Chalk up another 5 star review!

I totaly enjoyed this thought-provoking book. By Gloria Antypowich on January 13, 2016

Format: Kindle Edition Verified Purchase
“Into Autumn” is a very interesting, thought-provoking read. For many years before we began to hear about the threats that Electromagnetic Pulse (EMP) weapons pose a serious and growing threat to our national security, I used to tell my husband that if anyone wanted to send us back to the stone age, all they would have to do is destroy our electrical supply because every aspect of our lives was so dependent upon it. And that was before computers and cell phones became so much a part of our lives.

“Into Autumn” does not mention EMP’s—but the power grid has gone down and along with it all internet and cell contact. The only thing that still seems to work is the ham radio network, and that is for the few who have them.

The first sign of disaster was the spiralling downward plunge of the stock market which sends shock waves throughout the country. (Today, as I write this, the stock market has dropped precipitously over the past 3 days and I must admit I have thought about Landgraf’s story!)

Eileen Branson works in the stock exchange. At first, she is puzzled, then stunned and frightened. As she watches the news on TV she realises that fear is turning into chaos in the cities and she makes the decision to pack a few belongings and prepare to leave early the next morning. She rushes out to get some cash but doesn’t think to fill up her car’s gas tank. Panicked by the sound of shots in her neighbourhood, she hurry’s home and hides out in her house with no lights on to draw attention to it. Early the next morning she leaves the city and heads out, not knowing where she is headed but knowing that she will surely die if she doesn’t get away from the city. She is unarmed, has a limited amount of food, a limited amount of water and a gas tank that is not full. She embarks on a journey that I am pretty certain I could not have survived. I could imagine the fear, the anxiety, the uncertainty and the desperation she felt after her car stopped and she walked down a road in a forest, having no idea where it would take her or if she would survive.

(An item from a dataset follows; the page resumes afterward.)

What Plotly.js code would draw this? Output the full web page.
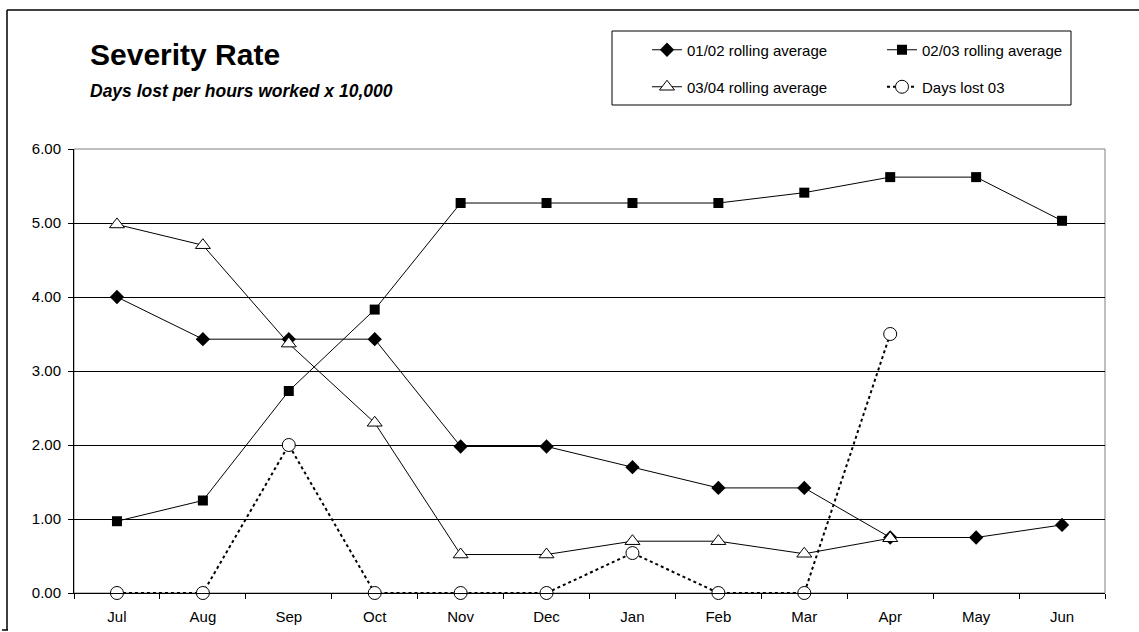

Lars Lindgren had chosen to live life off the grid a few years earlier, so is fairly well equipped to deal the circumstances when society falls apart. He has solar panels that provide a limited amount of power. He grows enough vegetables to feed himself, he hunts for his meat and trades with the few neighbours who are in the neighbourhood. His is a good shot and he is well aware of the dangers of intruders. In fact when he discovers a ragged, starving Eileen at the side of his house, she was very fortunate that he didn’t shoot her there and then.

Into Autumn is an interesting look into what life would become like if infrastructure that keeps our world working failed. No money, no government, no food, no fuel for vehicles, those who have guns would inevitably maraud and kill the helpless to take the little that they have. Civilized humans would quickly revert to savage animals in the quest for food and shelter.

I believe this book is a pretty realistic portrayal of what life would become if you had the “will” to survive in those circumstances. Everyone would have to pull their weight, neighbours would either band together in support of each other for protection and the comfort of human company—or they would kill each other and the survivors would take the spoils. Hard choices would have to be made, and some of them would totally go against what a person’s moral beliefs, yet to survive they would commit to the choice. Invariably loved ones would die and the survivors would pull themselves together and face the days ahead.

There are many other elements to this book. This isn’t an end of the world story, but it is a portrayal of the collapse of society. There is a love story or two and yes there is the human element of sexual relationships—sometimes pretty steamy. There is loyal friendship, struggle, hard work, celebration and sharing of goods to provide food and safety.

When I finished reading the book I felt certain that Landgraf was a “Survivalist” so I looked up his bio. I didn’t find anything that might link him to the groups that we hear about, but he produced a great story!

My husband is pretty picky about what he reads, but I have told him that I think he would enjoy “Into Autumn, “ and I highly recommend it to anyone who enjoys a book that has action, adventure, murder and mayhem interwoven with the ordinary aspects of life.